Flink optimal configuration for minimum Latency

For a Flink streaming / Flink stateful function, it is known that the setBufferTimeout to small value (e.g., 5ms) would give 'best' latency experience. What are the other recommended configuration values one must take care (set, reset, modify..) when optimizing for latency in Flink stream or stateful functions jobs?

Solution

End-to-end latency is affected by many factors. Ignoring latency accrued before events are ingested by Flink, that leaves these issues to consider:

network buffer timeout
serialization
object reuse
watermarking delay (for accommodating out-of-order events)
auto-watermarking interval
state access (state backend dependent)
garbage collection
timers
aggregation (e.g., windowing)
transactional sinks
checkpointing
backpressure

Take advantage of operator chains. Avoid unnecessary use of keyBy and changes of parallelism. Use reinterpretAsKeyedStream where appropriate.

These points above will help avoid unnecessary serialization, but you should also take care to optimize serialization. Using a slow serializer can have an enormous impact, as can using complex, deeply nested collection types where something simpler would do.

You should always enable object reuse. By default, Flink defensively makes copies of objects being passed down operator chains. When enabling object reuse, keep in mind that it is not safe to

remember input object references across function calls or
modify input objects

If you avoid those two points, you may

modify an output object and emit it again

If you are using event time processing, the optimal situation would be to be able to rely on having ascending timestamps, and to generate watermarks accordingly (with zero delay). If you are doing windowing, doing pre-aggregation will avoid load spikes as windows are closed, and configuring a short auto-watermarking interval will help minimize latency.

The FsStateBackend maintains state as objects on the heap, which are then subject to GC. This state backend has the best average latency, but you will want to carefully tune your garbage collector to avoid GC stalls. While much slower overall, the RocksDB state backend may have better worst-case latency, especially if you need to run with many task slots per task manager. With the FsStateBackend, one slot per TM will keep the scope for GC smaller, which helps reduce latency.

Avoid having many timers that fire simultaneously. Arrange for windows for different keys to fire at different times.

Keep in mind that downstream consumers of transactional sinks will experience latency that is governed by the checkpointing interval.

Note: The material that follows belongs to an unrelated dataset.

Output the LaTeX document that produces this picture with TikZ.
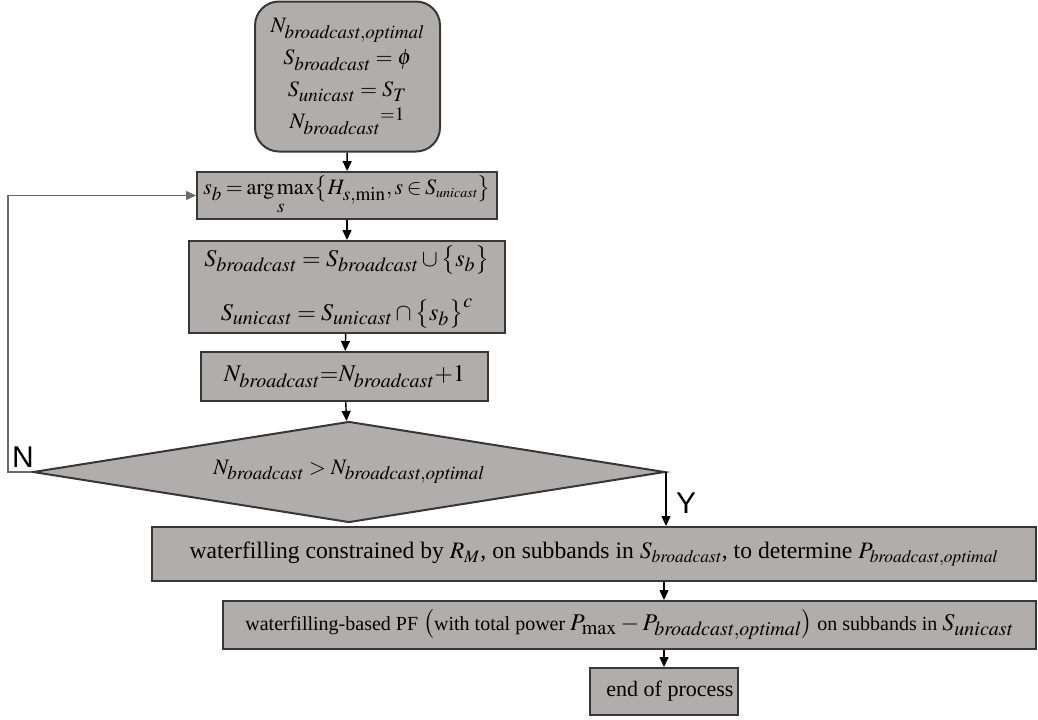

If you don't need exactly once guarantees, disable checkpoint barrier alignment by configuring checkpointing to use CheckpointConfigInfo.ProcessingMode.AT_LEAST_ONCE.

Unaligned checkpoints can, in some cases, be very helpful.

And finally, do whatever you can to avoid backpressure. Give the job more-than-adequate resources. Don't do any blocking i/o in your user functions. Try to avoid data skew (hot keys).